Directions for this task: Your copy should be exact, beginning at the line containing "Recreate this image" and ending at the line containing "const labelShift = [[-1, -22], [9, -48]];", with both lines kept and every picture dropped.

╔══

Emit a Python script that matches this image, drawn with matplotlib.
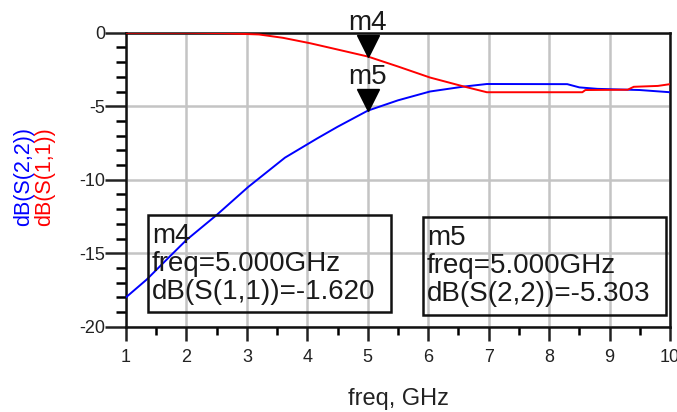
import matplotlib
matplotlib.use("Agg")
import matplotlib.pyplot as plt
from matplotlib.patches import Rectangle
from matplotlib.ticker import MultipleLocator
from matplotlib.transforms import offset_copy

plt.rcParams['font.family'] = ['Liberation Sans', 'DejaVu Sans']

# S-parameter sweep, 1-10 GHz (dB)
freq_s11 = [1.0, 2.0, 2.6, 3.2, 3.6, 4.05, 4.4, 5.0, 5.5, 6.03, 6.58, 6.97,
            8.55, 8.6, 9.3, 9.4, 9.8, 10.0]
s11_db = [0.0, 0.0, -0.03, -0.12, -0.35, -0.72, -1.05, -1.620, -2.3, -3.05,
          -3.65, -4.05, -4.05, -3.9, -3.88, -3.68, -3.62, -3.5]

freq_s22 = [1.0, 1.34, 1.73, 2.0, 2.5, 3.02, 3.63, 4.16, 4.5, 5.0, 5.5, 6.03,
            6.58, 6.97, 8.3, 8.5, 8.8, 9.5, 10.0]
s22_db = [-18.0, -16.8, -15.2, -14.1, -12.4, -10.5, -8.5, -7.2, -6.4, -5.303,
          -4.6, -4.0, -3.67, -3.49, -3.5, -3.72, -3.82, -3.9, -4.05]

# markers placed on the traces
mk_names = ['m4', 'm5']
mk_freq = [5.0, 5.0]
mk_vals = [-1.620, -5.303]
mk_traces = ['dB(S(1,1))', 'dB(S(2,2))']

W, H = 677, 412
fig = plt.figure(figsize=(W / 100, H / 100), dpi=100)
ax = fig.add_axes([126 / W, 1 - 326.7 / H, 544 / W, 294 / H])

ax.plot(freq_s22, s22_db, color='#0000ff', lw=1.4, zorder=3)
ax.plot(freq_s11, s11_db, color='#ff0000', lw=1.4, zorder=3)

ax.set_xlim(1, 10)
ax.set_ylim(-20, 0)
ax.xaxis.set_major_locator(MultipleLocator(1))
ax.xaxis.set_minor_locator(MultipleLocator(0.5))
ax.yaxis.set_major_locator(MultipleLocator(5))
ax.yaxis.set_minor_locator(MultipleLocator(1))
ax.grid(True, which='major', color='#c4c4c4', lw=1.8, zorder=0)
ax.set_axisbelow(True)

for s in ax.spines.values():
    s.set_linewidth(1.8)
    s.set_color('#111111')

ax.tick_params(axis='x', which='major', length=10, width=1.8, pad=6,
               labelsize=13, colors='#222222')
ax.tick_params(axis='x', which='minor', length=6, width=1.8)
ax.tick_params(axis='y', which='major', length=15, width=1.8, pad=0,
               labelsize=13, colors='#222222')
ax.tick_params(axis='y', which='minor', length=7, width=1.8)
ax.set_xticklabels([str(int(v)) for v in ax.get_xticks()])
ax.set_yticklabels([str(int(v)) for v in ax.get_yticks()])

# marker triangles with their tips on the trace, names above
for name, f, v in zip(mk_names, mk_freq, mk_vals):
    tri = offset_copy(ax.transData, fig=fig, x=0, y=11, units='dots')
    ax.plot([f], [v], marker='v', ms=16, color='black', transform=tri,
            clip_on=False, zorder=5)
    lab = offset_copy(ax.transData, fig=fig, x=0, y=27, units='dots')
    ax.text(f, v, name, transform=lab, ha='center', va='baseline',
            fontsize=20, color='#1a1a1a', clip_on=False, zorder=5)

# readout boxes
def px(x, y):
    return x / W, 1 - y / H

boxes = [(148, 215, 391, 312), (423, 217, 666, 315)]
for (x0, y0, x1, y1), name, f, v, tr in zip(boxes, mk_names, mk_freq, mk_vals, mk_traces):
    fig.patches.append(Rectangle(px(x0, y1), (x1 - x0) / W, (y1 - y0) / H,
                                 transform=fig.transFigure, fill=False,
                                 ec='#111111', lw=1.8, zorder=4))
    lines = [name, 'freq=%.3fGHz' % f, '%s=%.3f' % (tr, v)]
    for i, t in enumerate(lines):
        fig.text(*px(x0 + 4, y0 + 28 + 28 * i), t, fontsize=20,
                 color='#1a1a1a', va='baseline', ha='left')

fig.text(*px(398, 405), 'freq, GHz', fontsize=17, color='#222222',
         ha='center', va='baseline')
fig.text(*px(24, 177), 'dB(S(2,2))', fontsize=15.5, color='#0000ff',
         rotation=90, ha='center', va='center')
fig.text(*px(45, 177), 'dB(S(1,1))', fontsize=15.5, color='#ff0000',
         rotation=90, ha='center', va='center')

fig.savefig('out.png', dpi=100)
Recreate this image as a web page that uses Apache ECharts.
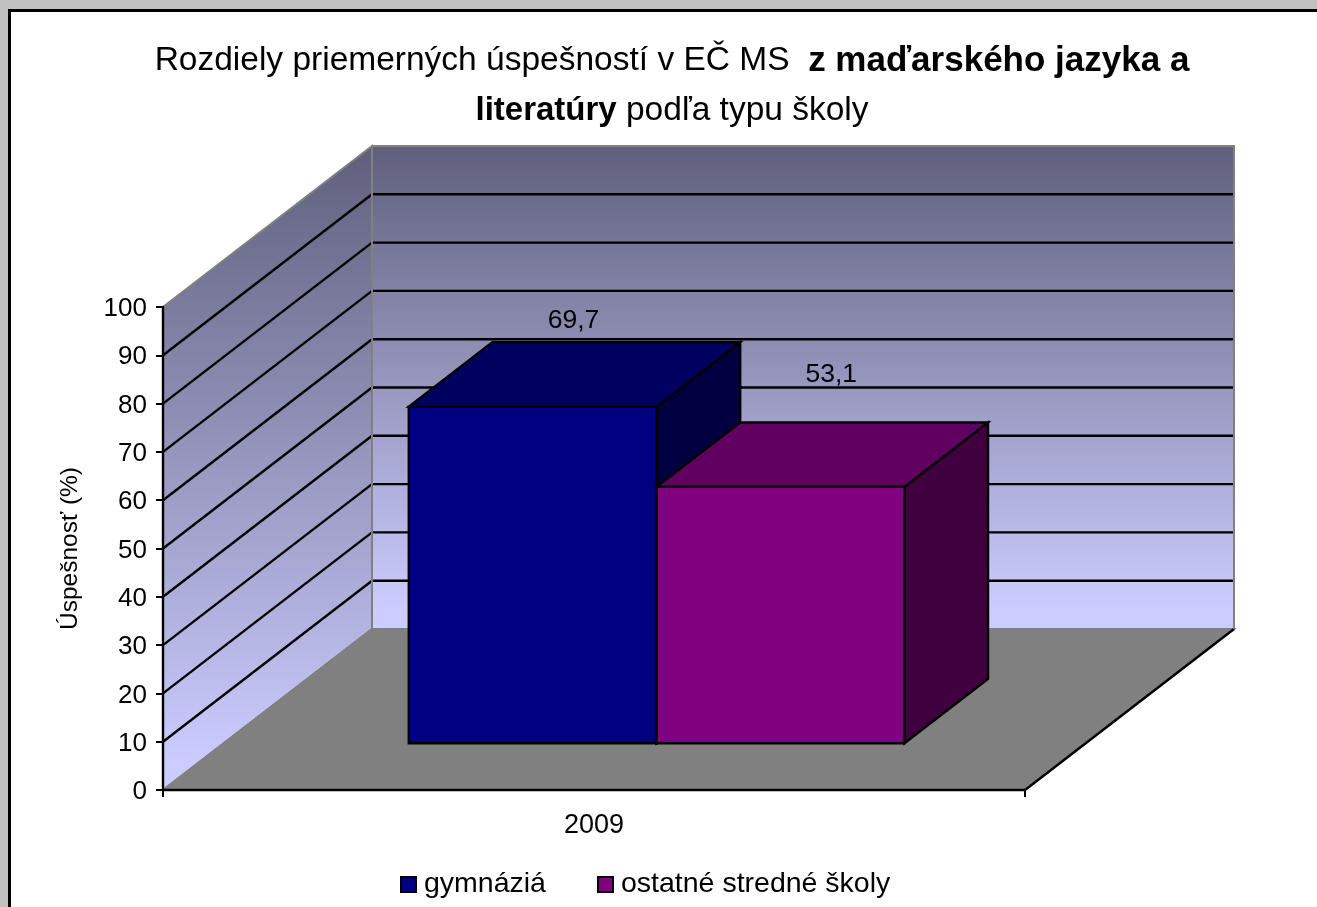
<!DOCTYPE html>
<html>
<head>
<meta charset="utf-8">
<style>
html,body{margin:0;padding:0;width:1317px;height:907px;overflow:hidden;background:#c0c0c0}
#frame{position:absolute;left:8px;top:9px;width:1309px;height:898px;background:#fff;border-left:3px solid #000;border-top:3px solid #000;box-sizing:border-box}
#chart{position:absolute;left:0;top:0;width:1317px;height:907px}
</style>
<script src="https://cdn.jsdelivr.net/npm/echarts@6/dist/echarts.min.js"></script>
</head>
<body>
<div id="frame"></div>
<div id="chart"></div>
<script>
const categories = ['2009'];
const seriesNames = ['gymnáziá', 'ostatné stredné školy'];
const gymnazia = [69.7];
const ostatne = [53.1];
const yTicks = [10, 20, 30, 40, 50, 60, 70, 80, 90];

const FONT = '"Liberation Sans", Arial, sans-serif';
const DEPTH = [209, -161];            // oblique projection of the chart's depth
const BAR_FRONT = 0.29, BAR_BACK = 0.69; // bar position along the depth
const BAR_WIDTH = 0.2875;             // each bar's share of the category band
const BAR_NUDGE = 2;
const GREY = '#808080';
const colours = [
  {front:'#000080', top:'#000060', side:'#000040'},
  {front:'#800080', top:'#600060', side:'#400040'}
];
const labelShift = [[-1, -22], [9, -48]];

function backdrop(params, api) {
  const a = api.coord([0, 0]), band = api.size([1, 0])[0];
  const x0 = a[0] - band / 2, x1 = a[0] + band / 2;
  const y0 = api.coord([0, 0])[1], y1 = api.coord([0, 100])[1];
  const dx = DEPTH[0], dy = DEPTH[1];
  const grad = () => ({type:'linear', x:0, y:0, x2:0, y2:1, colorStops:[
    {offset:0, color:'#5f5f7c'}, {offset:0.96, color:'#ccccff'}, {offset:1, color:'#ccccff'}]});
  return {type:'group', children:[
    {type:'polygon', shape:{points:[[x0,y0],[x0,y1],[x0+dx,y1+dy],[x0+dx,y0+dy]]},
      style:{fill:grad(), stroke:GREY, lineWidth:2}},
    {type:'polygon', shape:{points:[[x0+dx,y0+dy],[x0+dx,y1+dy],[x1+dx,y1+dy],[x1+dx,y0+dy]]},
      style:{fill:grad(), stroke:GREY, lineWidth:2}},
    {type:'polygon', shape:{points:[[x0,y0],[x0+dx,y0+dy],[x1+dx,y0+dy],[x1,y0]]},
      style:{fill:GREY, stroke:GREY, lineWidth:2}},
    {type:'line', shape:{x1:x1, y1:y0, x2:x1+dx, y2:y0+dy}, style:{stroke:'#000', lineWidth:2.4}}
  ]};
}

function gridLine(params, api) {
  const a = api.coord([0, api.value(1)]), band = api.size([1, 0])[0];
  const x0 = a[0] - band / 2, x1 = a[0] + band / 2, y = a[1];
  const dx = DEPTH[0], dy = DEPTH[1];
  const ln = {stroke:'#000', lineWidth:2.4};
  return {type:'group', children:[
    {type:'line', shape:{x1:x0, y1:y, x2:x0+dx, y2:y+dy}, style:ln},
    {type:'line', shape:{x1:x0+dx, y1:y+dy, x2:x1+dx, y2:y+dy}, style:ln}
  ]};
}

function wallEdges(params, api) {
  const a = api.coord([0, 0]), band = api.size([1, 0])[0];
  const x0 = a[0] - band / 2, x1 = a[0] + band / 2;
  const y0 = a[1], y1 = api.coord([0, 100])[1];
  const dx = DEPTH[0], dy = DEPTH[1];
  const ln = {stroke:GREY, lineWidth:2};
  return {type:'group', children:[
    {type:'line', shape:{x1:x0+dx, y1:y0+dy, x2:x0+dx, y2:y1+dy}, style:ln},
    {type:'line', shape:{x1:x1+dx, y1:y0+dy, x2:x1+dx, y2:y1+dy}, style:ln}
  ]};
}

function bar3d(index) {
  return function (params, api) {
    const v = api.value(1);
    const c = api.coord([api.value(0), 0]), t = api.coord([api.value(0), v]);
    const band = api.size([1, 0])[0], w = band * BAR_WIDTH;
    const fx = DEPTH[0] * BAR_FRONT + BAR_NUDGE, fy = DEPTH[1] * BAR_FRONT;
    const bx = DEPTH[0] * (BAR_BACK - BAR_FRONT), by = DEPTH[1] * (BAR_BACK - BAR_FRONT);
    const l = c[0] + fx + (index - 1) * w, r = l + w;
    const yb = c[1] + fy, yt = t[1] + fy;
    const k = colours[index], s = (fill) => ({fill, stroke:'#000', lineWidth:2.4, lineJoin:'miter'});
    return {type:'group', children:[
      {type:'polygon', shape:{points:[[r,yb],[r+bx,yb+by],[r+bx,yt+by],[r,yt]]}, style:s(k.side)},
      {type:'polygon', shape:{points:[[l,yt],[l+bx,yt+by],[r+bx,yt+by],[r,yt]]}, style:s(k.top)},
      {type:'rect', shape:{x:l, y:yt, width:w, height:yb-yt}, style:s(k.front)},
      {type:'text', x:(l+r)/2+bx/2+labelShift[index][0], y:yt+by+labelShift[index][1],
        style:{text:String(v).replace('.', ','), font:'26.5px '+FONT, fill:'#000', align:'center', verticalAlign:'middle'}}
    ]};
  };
}

const chart = echarts.init(document.getElementById('chart'));
chart.setOption({
  animation:false,
  backgroundColor:'transparent',
  textStyle:{fontFamily:FONT, color:'#000'},
  title:{
    left:667, top:31, textAlign:'center',
    text:'{n|Rozdiely priemerných úspešností v EČ MS  }{b1|z maďarského jazyka a}\n{b2|literatúry}{n| podľa typu školy}',
    textStyle:{
      lineHeight:50,
      rich:{
        n:{fontFamily:FONT, fontSize:33.5, fontWeight:'normal', color:'#000', lineHeight:50},
        b1:{fontFamily:FONT, fontSize:35, fontWeight:'bold', color:'#000', lineHeight:50},
        b2:{fontFamily:FONT, fontSize:33, fontWeight:'bold', color:'#000', lineHeight:50}
      }
    }
  },
  legend:{
    data:seriesNames, left:395, top:865, icon:'rect', itemWidth:15, itemHeight:15, itemGap:51,
    selectedMode:false,
    textStyle:{fontFamily:FONT, fontSize:28.5, color:'#000', padding:[0,0,0,3]}
  },
  grid:{left:163, top:307, width:862, height:483},
  xAxis:{
    type:'category', data:categories, z:5,
    axisLine:{lineStyle:{color:'#000', width:2.4}},
    axisTick:{show:true, length:7, lineStyle:{color:'#000', width:2}},
    axisLabel:{fontFamily:FONT, fontSize:27, color:'#000', margin:22},
    splitLine:{show:false}
  },
  yAxis:{
    type:'value', min:0, max:100, interval:10, z:5,
    name:'Úspešnosť (%)', nameLocation:'middle', nameGap:80, nameRotate:90,
    nameTextStyle:{fontFamily:FONT, fontSize:24.5, color:'#000'},
    axisLine:{show:true, lineStyle:{color:'#000', width:2.4}},
    axisTick:{show:true, length:7, lineStyle:{color:'#000', width:2}},
    axisLabel:{
      margin:16, formatter:'{t|{value}}',
      rich:{t:{fontFamily:FONT, fontSize:26, color:'#000', padding:[4,0,0,0]}}
    },
    splitLine:{show:false}
  },
  series:[
    {type:'custom', name:'walls', z:1, silent:true, data:[[0, 0]], renderItem:backdrop},
    {type:'custom', name:'gridlines', z:1, silent:true, data:yTicks.map(v => [0, v]), renderItem:gridLine},
    {type:'custom', name:'edges', z:1, silent:true, data:[[0, 0]], renderItem:wallEdges},
    {type:'custom', name:seriesNames[0], z:2, data:gymnazia.map((v, i) => [i, v]), renderItem:bar3d(0),
      itemStyle:{color:colours[0].front, borderColor:'#000', borderWidth:2}},
    {type:'custom', name:seriesNames[1], z:3, data:ostatne.map((v, i) => [i, v]), renderItem:bar3d(1),
      itemStyle:{color:colours[1].front, borderColor:'#000', borderWidth:2}}
  ]
});
</script>
</body>
</html>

╚══

Solution to the exercise:
Recreate this image as a web page that uses Apache ECharts.
<!DOCTYPE html>
<html>
<head>
<meta charset="utf-8">
<style>
html,body{margin:0;padding:0;width:1317px;height:907px;overflow:hidden;background:#c0c0c0}
#frame{position:absolute;left:8px;top:9px;width:1309px;height:898px;background:#fff;border-left:3px solid #000;border-top:3px solid #000;box-sizing:border-box}
#chart{position:absolute;left:0;top:0;width:1317px;height:907px}
</style>
<script src="https://cdn.jsdelivr.net/npm/echarts@6/dist/echarts.min.js"></script>
</head>
<body>
<div id="frame"></div>
<div id="chart"></div>
<script>
const categories = ['2009'];
const seriesNames = ['gymnáziá', 'ostatné stredné školy'];
const gymnazia = [69.7];
const ostatne = [53.1];
const yTicks = [10, 20, 30, 40, 50, 60, 70, 80, 90];

const FONT = '"Liberation Sans", Arial, sans-serif';
const DEPTH = [209, -161];            // oblique projection of the chart's depth
const BAR_FRONT = 0.29, BAR_BACK = 0.69; // bar position along the depth
const BAR_WIDTH = 0.2875;             // each bar's share of the category band
const BAR_NUDGE = 2;
const GREY = '#808080';
const colours = [
  {front:'#000080', top:'#000060', side:'#000040'},
  {front:'#800080', top:'#600060', side:'#400040'}
];
const labelShift = [[-1, -22], [9, -48]];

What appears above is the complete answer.